Complex biological and non-biological interactions involved in the removal of ammonium and phosphate from domestic sewage.
A microbial consortium that included microalgae involved.
The biological removal activity was mainly influenced by the temperature and not light availability.
The biological removal activity correlated with the culture photosynthetic activity.
Abiotic factors were involved in both ammonia removal and phosphate precipitation.

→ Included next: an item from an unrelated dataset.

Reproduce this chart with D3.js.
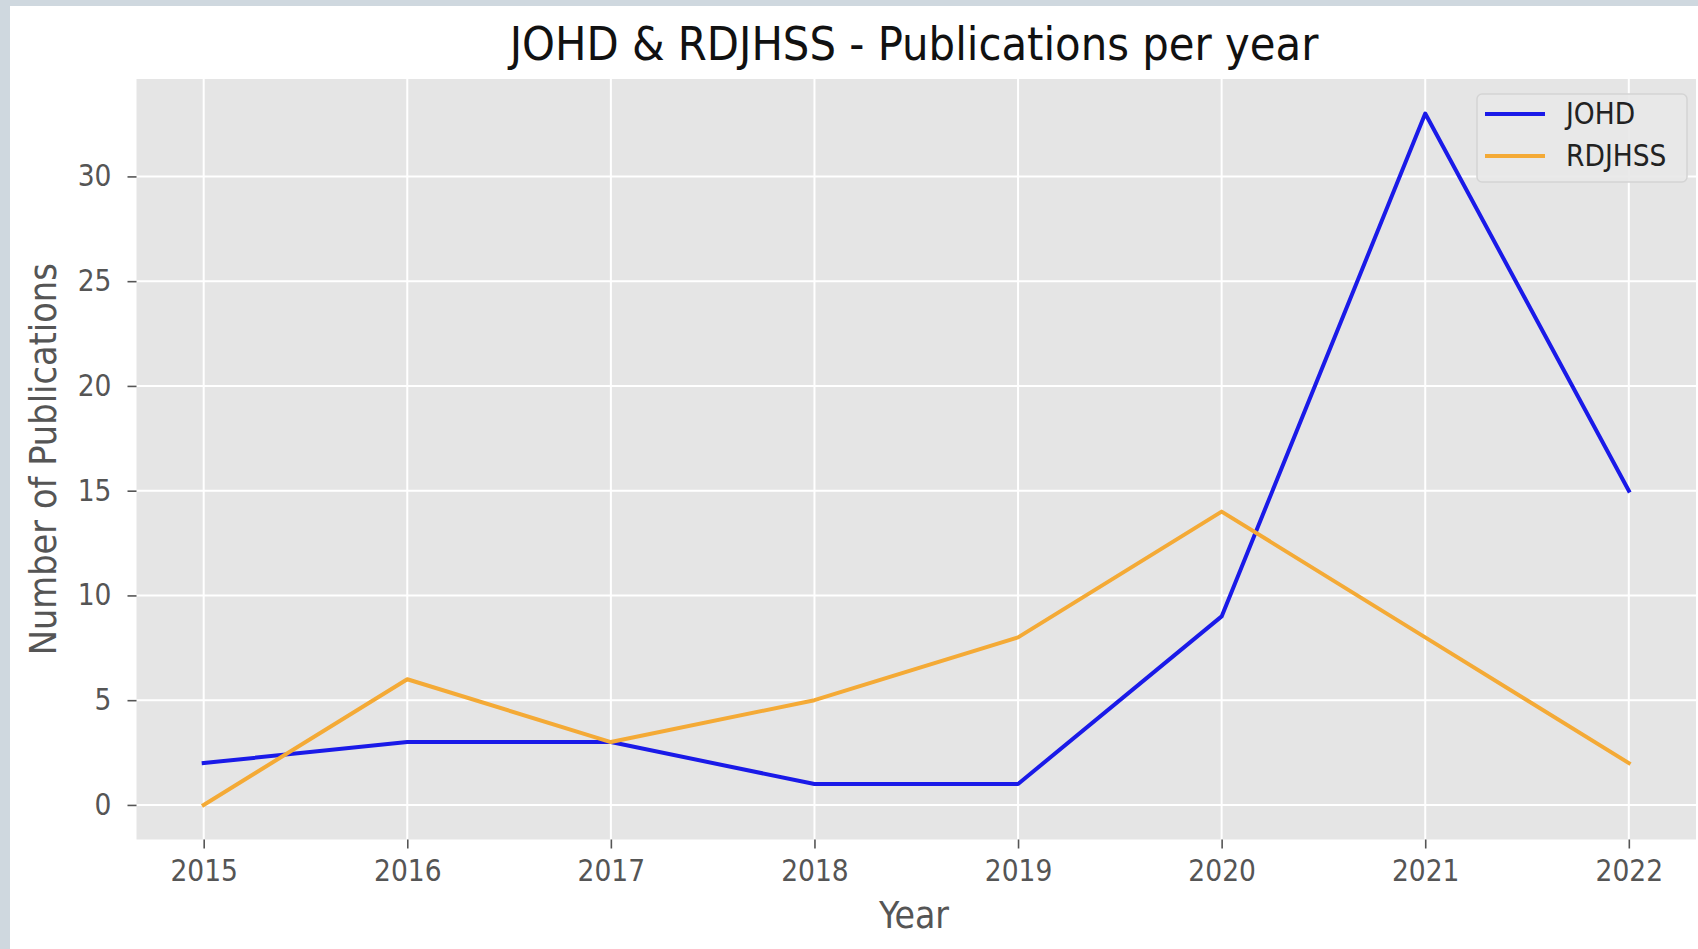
<!DOCTYPE html>
<html>
<head>
<meta charset="utf-8">
<script src="https://cdn.jsdelivr.net/npm/d3@7"></script>
<style>
  html, body { margin: 0; padding: 0; background: #ffffff; }
  svg { display: block; }
  text { font-family: "DejaVu Sans Condensed", "DejaVu Sans", sans-serif; font-stretch: condensed; }
</style>
</head>
<body>
<svg id="chart" width="1698" height="949"></svg>
<script>
const years = [2015, 2016, 2017, 2018, 2019, 2020, 2021, 2022];
const johd = [2, 3, 3, 1, 1, 9, 33, 15];
const rdjhss = [0, 6, 3, 5, 8, 14, 8, 2];
const yTicks = [0, 5, 10, 15, 20, 25, 30];
const seriesNames = ["JOHD", "RDJHSS"];
const seriesColors = ["#1a1ae8", "#f4aa36"];

const W = 1698, H = 949;
const svg = d3.select("#chart");

// page frame
svg.append("rect").attr("x", 0).attr("y", 0).attr("width", W).attr("height", H).attr("fill", "#cfd8df");
svg.append("rect").attr("x", 10).attr("y", 6).attr("width", W - 10).attr("height", H - 6).attr("fill", "#ffffff");

const plot = { left: 136.5, top: 79, right: 1696, bottom: 839.5 };

const x = d3.scaleLinear()
  .domain([2015 - 0.33, 2022 + 0.33])
  .range([plot.left, plot.right]);
const y = d3.scaleLinear()
  .domain([-1.65, 34.65])
  .range([plot.bottom, plot.top]);

// axes background
svg.append("rect")
  .attr("x", plot.left).attr("y", plot.top)
  .attr("width", plot.right - plot.left).attr("height", plot.bottom - plot.top)
  .attr("fill", "#e5e5e5");

// grid
const g = svg.append("g");
g.selectAll(".vg").data(years).join("line")
  .attr("x1", d => x(d)).attr("x2", d => x(d))
  .attr("y1", plot.top).attr("y2", plot.bottom)
  .attr("stroke", "#ffffff").attr("stroke-width", 2);
g.selectAll(".hg").data(yTicks).join("line")
  .attr("x1", plot.left).attr("x2", plot.right)
  .attr("y1", d => y(d)).attr("y2", d => y(d))
  .attr("stroke", "#ffffff").attr("stroke-width", 2);

// axes
const xAxis = d3.axisBottom(x).tickValues(years).tickFormat(d3.format("d")).tickSize(9).tickPadding(12);
const yAxis = d3.axisLeft(y).tickValues(yTicks).tickSize(9).tickPadding(16);

const gx = svg.append("g").attr("transform", `translate(0,${plot.bottom})`).call(xAxis);
const gy = svg.append("g").attr("transform", `translate(${plot.left},0)`).call(yAxis);
[gx, gy].forEach(a => {
  a.select(".domain").remove();
  a.selectAll(".tick line").attr("stroke", "#555555").attr("stroke-width", 1.6);
  a.selectAll(".tick text").attr("fill", "#555555").style("font-size", "29.5px");
});

// lines
const lineGen = d3.line().x((d, i) => x(years[i])).y(d => y(d));
[johd, rdjhss].forEach((s, k) => {
  svg.append("path").datum(s)
    .attr("d", lineGen)
    .attr("fill", "none")
    .attr("stroke", seriesColors[k])
    .attr("stroke-width", 4)
    .attr("stroke-linejoin", "round")
    .attr("stroke-linecap", "square");
});

// title
svg.append("text")
  .attr("x", 914).attr("y", 60)
  .attr("text-anchor", "middle")
  .attr("fill", "#111111")
  .style("font-size", "46.5px")
  .text("JOHD & RDJHSS - Publications per year");

// axis labels
svg.append("text")
  .attr("x", 914).attr("y", 928)
  .attr("text-anchor", "middle")
  .attr("fill", "#555555")
  .style("font-size", "37px")
  .text("Year");
svg.append("text")
  .attr("transform", `translate(56,${(plot.top + plot.bottom) / 2}) rotate(-90)`)
  .attr("text-anchor", "middle")
  .attr("fill", "#555555")
  .style("font-size", "37.5px")
  .text("Number of Publications");

// legend
const lg = svg.append("g");
lg.append("rect")
  .attr("x", 1477).attr("y", 94).attr("width", 210).attr("height", 88)
  .attr("rx", 5).attr("ry", 5)
  .attr("fill", "#e8e8e8").attr("fill-opacity", 0.9)
  .attr("stroke", "#d4d4d4").attr("stroke-width", 1.5);
seriesNames.forEach((name, i) => {
  const yy = 114 + i * 42;
  lg.append("line")
    .attr("x1", 1485).attr("x2", 1545)
    .attr("y1", yy).attr("y2", yy)
    .attr("stroke", seriesColors[i]).attr("stroke-width", 4);
  lg.append("text")
    .attr("x", 1566).attr("y", yy + 10)
    .attr("fill", "#222222")
    .style("font-size", "29.5px")
    .text(name);
});
</script>
</body>
</html>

Microalgae are able to convert nutrients (nitrogen and phosphorus) from wastewater into biomass and bio-products, thus improving the sustainability of wastewater treatment. In High Rate Algal Ponds (HRAP), biomass productivity and water treatment efficiency are highly dependent on environmental parameters such as temperature, light intensity and photoperiod. The influence of temperature and photoperiod on biomass productivity and the removal of dissolved nitrogen and phosphorus from municipal wastewater by a native microalgae-bacteria consortium was assessed in batch cultures in view of the development of an HRAP at a larger scale. Temperature affected the growth rate and microalgae biomass production as well as ammonium and phosphate removal rates. At the temperatures 15 and 25 °C, the average total nitrogen and phosphorus removal extents ranged from 72 to 83% and 100% respectively. Additionally 33.0 ± 0.1% of the total nitrogen was eliminated by stripping at 25 °C, and 50 ± 2% was assimilated by the microorganisms under all conditions tested.